◆ Your goal ◆
Set down the full listing exactly as given. Any pictures are to be left out.

**** Collected material ****

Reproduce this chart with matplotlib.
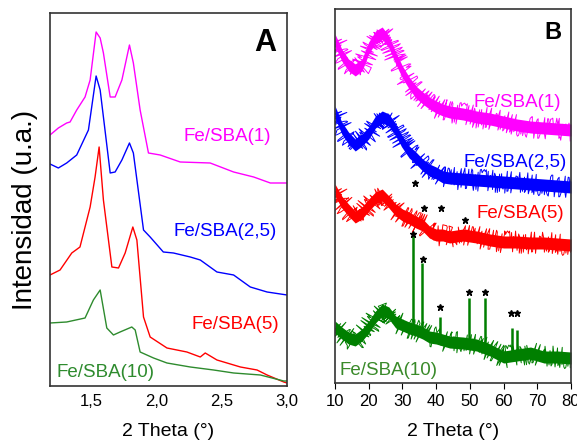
import matplotlib
matplotlib.use("Agg")
import matplotlib.pyplot as plt
import numpy as np

plt.rcParams['font.family'] = ['Liberation Sans', 'DejaVu Sans']

# ---- panel A : small angle ----
a_mag_x = [1.18, 1.244, 1.308, 1.334, 1.385, 1.449, 1.488, 1.534, 1.565, 1.59, 1.642, 1.68, 1.732, 1.79, 1.82, 1.872, 1.936, 2.026, 2.18, 2.41, 2.59, 2.744, 2.872, 3.0]
a_mag_y = [251, 258, 263, 264, 276, 289, 306, 354, 348, 333, 289, 289, 306, 341, 323, 276, 233, 231, 224, 223, 214, 209, 203, 203]
a_blu_x = [1.18, 1.244, 1.308, 1.385, 1.475, 1.534, 1.565, 1.642, 1.68, 1.732, 1.79, 1.82, 1.898, 1.949, 2.05, 2.128, 2.257, 2.334, 2.462, 2.59, 2.718, 2.847, 3.0]
a_blu_y = [222, 218, 223, 231, 256, 310, 296, 213, 214, 226, 243, 233, 156, 149, 134, 133, 129, 126, 114, 111, 99, 94, 91]
a_red_x = [1.18, 1.257, 1.347, 1.41, 1.488, 1.526, 1.557, 1.59, 1.655, 1.706, 1.757, 1.816, 1.847, 1.898, 1.949, 2.078, 2.231, 2.334, 2.372, 2.462, 2.642, 2.77, 2.847, 2.975, 3.0]
a_red_y = [111, 116, 133, 139, 179, 209, 239, 186, 119, 118, 133, 159, 146, 69, 49, 38, 34, 29, 33, 26, 19, 16, 11, 4, 3]
a_grn_x = [1.18, 1.308, 1.449, 1.513, 1.565, 1.616, 1.667, 1.718, 1.808, 1.834, 1.872, 1.975, 2.078, 2.257, 2.436, 2.59, 2.795, 2.975, 3.0]
a_grn_y = [63, 64, 68, 86, 96, 58, 51, 54, 59, 56, 34, 28, 23, 19, 16, 13, 11, 5, 5]
a_ticks = [1.5, 2.0, 2.5, 3.0]
a_ticklabels = ['1,5', '2,0', '2,5', '3,0']

# ---- panel B : wide angle (centre of the noisy trace) ----
b_x = [10, 12, 14, 16, 18, 20, 22, 24, 26, 28, 30, 32, 34, 36, 38, 40, 42, 44, 48, 52, 56, 60, 64, 68, 72, 76, 80]
b_mag = [343, 328, 318, 313, 318, 335, 346, 350, 341, 325, 311, 300, 291, 285, 280, 276, 273, 271, 269, 266, 264, 261, 258, 256, 255, 254, 253]
b_blu = [271, 255, 245, 238, 243, 250, 261, 266, 263, 253, 241, 231, 225, 218, 213, 210, 206, 205, 204, 203, 202, 201, 200, 199, 198, 197, 196]
b_red = [193, 181, 173, 166, 170, 178, 185, 188, 181, 173, 168, 165, 161, 158, 151, 148, 148, 146, 148, 146, 143, 141, 141, 140, 140, 139, 138]
b_grn = [56, 50, 45, 43, 48, 56, 66, 73, 70, 61, 58, 55, 53, 50, 46, 45, 43, 41, 40, 38, 33, 26, 28, 30, 26, 26, 25]
# sharp reflections of the Fe/SBA(10) sample
peak_x = [33.1, 35.9, 41.2, 49.8, 54.5, 62.4, 64.1]
peak_top = [148, 120, 66, 85, 85, 55, 53]
peak_base = [55, 52, 44, 40, 38, 28, 28]
# asterisks
red_star_x = [33.7, 36.4, 41.5, 48.6]
red_star_y = [200, 175, 175, 163]
grn_star_x = [33.1, 36.1, 41.2, 49.8, 54.5, 62.2, 64.0]
grn_star_y = [149, 124, 76, 91, 91, 70, 70]
b_ticks = [10, 20, 30, 40, 50, 60, 70, 80]

labels = ['Fe/SBA(1)', 'Fe/SBA(2,5)', 'Fe/SBA(5)', 'Fe/SBA(10)']
col_a = ['#ff00ff', '#0000ff', '#ff0000', '#2e8b2e']
col_b = ['#ff00ff', '#0000ff', '#ff0000', '#007f00']

fig = plt.figure(figsize=(5.77, 4.45), dpi=100)
axA = fig.add_axes([0.0867, 0.1326, 0.4107, 0.8382])
axB = fig.add_axes([0.5806, 0.1393, 0.4090, 0.8405])

for ax in (axA, axB):
    for s in ax.spines.values():
        s.set_color('#333333')
        s.set_linewidth(1.2)
    ax.set_yticks([])

# panel A
for xs, ys, c in zip([a_mag_x, a_blu_x, a_red_x, a_grn_x], [a_mag_y, a_blu_y, a_red_y, a_grn_y], col_a):
    axA.plot(xs, ys, color=c, lw=1.0)
axA.set_xlim(1.18, 3.0)
axA.set_ylim(0, 373)
axA.set_xticks(a_ticks)
axA.set_xticklabels(a_ticklabels, fontsize=12)
axA.tick_params(axis='x', length=0, pad=6)
axA.set_xlabel('2 Theta (°)', fontsize=14, labelpad=10)
axA.text(2.54, 249, labels[0], color=col_a[0], fontsize=13.5, ha='center', va='center')
axA.text(2.526, 154, labels[1], color=col_a[1], fontsize=13.5, ha='center', va='center')
axA.text(2.603, 61, labels[2], color=col_a[2], fontsize=13.5, ha='center', va='center')
axA.text(1.603, 13, labels[3], color=col_a[3], fontsize=13.5, ha='center', va='center')
axA.text(2.834, 343, 'A', fontsize=22, fontweight='bold', ha='center', va='center')

# panel B : solid core plus a jagged stroke for the counting noise
for ys, c in zip([b_mag, b_blu, b_red, b_grn], col_b):
    ys = np.array(ys)
    axB.fill_between(b_x, ys - 6, ys + 6, color=c, lw=0)
    ln, = axB.plot(b_x, ys, color=c, lw=0.7)
    ln.set_sketch_params(scale=11, length=1, randomness=4)
axB.vlines(peak_x, peak_base, peak_top, color=col_b[3], lw=1.8)
axB.plot(red_star_x, red_star_y, ls='none', marker='*', ms=5, color='black')
axB.plot(grn_star_x, grn_star_y, ls='none', marker='*', ms=5, color='black')
axB.set_xlim(10, 80)
axB.set_ylim(0, 374)
axB.set_xticks(b_ticks)
axB.tick_params(axis='x', labelsize=12, length=4, direction='out', pad=4)
axB.set_xlabel('2 Theta (°)', fontsize=14, labelpad=10)
axB.text(64, 280, labels[0], color=col_b[0], fontsize=13.5, ha='center', va='center')
axB.text(63.4, 220, labels[1], color=col_b[1], fontsize=13.5, ha='center', va='center')
axB.text(64.9, 170, labels[2], color=col_b[2], fontsize=13.5, ha='center', va='center')
axB.text(26, 13, labels[3], color='#3a8a2a', fontsize=13.5, ha='center', va='center')
axB.text(74.7, 350, 'B', fontsize=17, fontweight='bold', ha='center', va='center')

fig.text(25 / 577, 1 - 210 / 445, 'Intensidad (u.a.)', fontsize=20, rotation=90, ha='center', va='center')

fig.savefig('out.png', dpi=100)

****

◆ Task output ◆
Reproduce this chart with matplotlib.
import matplotlib
matplotlib.use("Agg")
import matplotlib.pyplot as plt
import numpy as np

plt.rcParams['font.family'] = ['Liberation Sans', 'DejaVu Sans']

# ---- panel A : small angle ----
a_mag_x = [1.18, 1.244, 1.308, 1.334, 1.385, 1.449, 1.488, 1.534, 1.565, 1.59, 1.642, 1.68, 1.732, 1.79, 1.82, 1.872, 1.936, 2.026, 2.18, 2.41, 2.59, 2.744, 2.872, 3.0]
a_mag_y = [251, 258, 263, 264, 276, 289, 306, 354, 348, 333, 289, 289, 306, 341, 323, 276, 233, 231, 224, 223, 214, 209, 203, 203]
a_blu_x = [1.18, 1.244, 1.308, 1.385, 1.475, 1.534, 1.565, 1.642, 1.68, 1.732, 1.79, 1.82, 1.898, 1.949, 2.05, 2.128, 2.257, 2.334, 2.462, 2.59, 2.718, 2.847, 3.0]
a_blu_y = [222, 218, 223, 231, 256, 310, 296, 213, 214, 226, 243, 233, 156, 149, 134, 133, 129, 126, 114, 111, 99, 94, 91]
a_red_x = [1.18, 1.257, 1.347, 1.41, 1.488, 1.526, 1.557, 1.59, 1.655, 1.706, 1.757, 1.816, 1.847, 1.898, 1.949, 2.078, 2.231, 2.334, 2.372, 2.462, 2.642, 2.77, 2.847, 2.975, 3.0]
a_red_y = [111, 116, 133, 139, 179, 209, 239, 186, 119, 118, 133, 159, 146, 69, 49, 38, 34, 29, 33, 26, 19, 16, 11, 4, 3]
a_grn_x = [1.18, 1.308, 1.449, 1.513, 1.565, 1.616, 1.667, 1.718, 1.808, 1.834, 1.872, 1.975, 2.078, 2.257, 2.436, 2.59, 2.795, 2.975, 3.0]
a_grn_y = [63, 64, 68, 86, 96, 58, 51, 54, 59, 56, 34, 28, 23, 19, 16, 13, 11, 5, 5]
a_ticks = [1.5, 2.0, 2.5, 3.0]
a_ticklabels = ['1,5', '2,0', '2,5', '3,0']

# ---- panel B : wide angle (centre of the noisy trace) ----
b_x = [10, 12, 14, 16, 18, 20, 22, 24, 26, 28, 30, 32, 34, 36, 38, 40, 42, 44, 48, 52, 56, 60, 64, 68, 72, 76, 80]
b_mag = [343, 328, 318, 313, 318, 335, 346, 350, 341, 325, 311, 300, 291, 285, 280, 276, 273, 271, 269, 266, 264, 261, 258, 256, 255, 254, 253]
b_blu = [271, 255, 245, 238, 243, 250, 261, 266, 263, 253, 241, 231, 225, 218, 213, 210, 206, 205, 204, 203, 202, 201, 200, 199, 198, 197, 196]
b_red = [193, 181, 173, 166, 170, 178, 185, 188, 181, 173, 168, 165, 161, 158, 151, 148, 148, 146, 148, 146, 143, 141, 141, 140, 140, 139, 138]
b_grn = [56, 50, 45, 43, 48, 56, 66, 73, 70, 61, 58, 55, 53, 50, 46, 45, 43, 41, 40, 38, 33, 26, 28, 30, 26, 26, 25]
# sharp reflections of the Fe/SBA(10) sample
peak_x = [33.1, 35.9, 41.2, 49.8, 54.5, 62.4, 64.1]
peak_top = [148, 120, 66, 85, 85, 55, 53]
peak_base = [55, 52, 44, 40, 38, 28, 28]
# asterisks
red_star_x = [33.7, 36.4, 41.5, 48.6]
red_star_y = [200, 175, 175, 163]
grn_star_x = [33.1, 36.1, 41.2, 49.8, 54.5, 62.2, 64.0]
grn_star_y = [149, 124, 76, 91, 91, 70, 70]
b_ticks = [10, 20, 30, 40, 50, 60, 70, 80]

labels = ['Fe/SBA(1)', 'Fe/SBA(2,5)', 'Fe/SBA(5)', 'Fe/SBA(10)']
col_a = ['#ff00ff', '#0000ff', '#ff0000', '#2e8b2e']
col_b = ['#ff00ff', '#0000ff', '#ff0000', '#007f00']

fig = plt.figure(figsize=(5.77, 4.45), dpi=100)
axA = fig.add_axes([0.0867, 0.1326, 0.4107, 0.8382])
axB = fig.add_axes([0.5806, 0.1393, 0.4090, 0.8405])

for ax in (axA, axB):
    for s in ax.spines.values():
        s.set_color('#333333')
        s.set_linewidth(1.2)
    ax.set_yticks([])

# panel A
for xs, ys, c in zip([a_mag_x, a_blu_x, a_red_x, a_grn_x], [a_mag_y, a_blu_y, a_red_y, a_grn_y], col_a):
    axA.plot(xs, ys, color=c, lw=1.0)
axA.set_xlim(1.18, 3.0)
axA.set_ylim(0, 373)
axA.set_xticks(a_ticks)
axA.set_xticklabels(a_ticklabels, fontsize=12)
axA.tick_params(axis='x', length=0, pad=6)
axA.set_xlabel('2 Theta (°)', fontsize=14, labelpad=10)
axA.text(2.54, 249, labels[0], color=col_a[0], fontsize=13.5, ha='center', va='center')
axA.text(2.526, 154, labels[1], color=col_a[1], fontsize=13.5, ha='center', va='center')
axA.text(2.603, 61, labels[2], color=col_a[2], fontsize=13.5, ha='center', va='center')
axA.text(1.603, 13, labels[3], color=col_a[3], fontsize=13.5, ha='center', va='center')
axA.text(2.834, 343, 'A', fontsize=22, fontweight='bold', ha='center', va='center')

# panel B : solid core plus a jagged stroke for the counting noise
for ys, c in zip([b_mag, b_blu, b_red, b_grn], col_b):
    ys = np.array(ys)
    axB.fill_between(b_x, ys - 6, ys + 6, color=c, lw=0)
    ln, = axB.plot(b_x, ys, color=c, lw=0.7)
    ln.set_sketch_params(scale=11, length=1, randomness=4)
axB.vlines(peak_x, peak_base, peak_top, color=col_b[3], lw=1.8)
axB.plot(red_star_x, red_star_y, ls='none', marker='*', ms=5, color='black')
axB.plot(grn_star_x, grn_star_y, ls='none', marker='*', ms=5, color='black')
axB.set_xlim(10, 80)
axB.set_ylim(0, 374)
axB.set_xticks(b_ticks)
axB.tick_params(axis='x', labelsize=12, length=4, direction='out', pad=4)
axB.set_xlabel('2 Theta (°)', fontsize=14, labelpad=10)
axB.text(64, 280, labels[0], color=col_b[0], fontsize=13.5, ha='center', va='center')
axB.text(63.4, 220, labels[1], color=col_b[1], fontsize=13.5, ha='center', va='center')
axB.text(64.9, 170, labels[2], color=col_b[2], fontsize=13.5, ha='center', va='center')
axB.text(26, 13, labels[3], color='#3a8a2a', fontsize=13.5, ha='center', va='center')
axB.text(74.7, 350, 'B', fontsize=17, fontweight='bold', ha='center', va='center')

fig.text(25 / 577, 1 - 210 / 445, 'Intensidad (u.a.)', fontsize=20, rotation=90, ha='center', va='center')

fig.savefig('out.png', dpi=100)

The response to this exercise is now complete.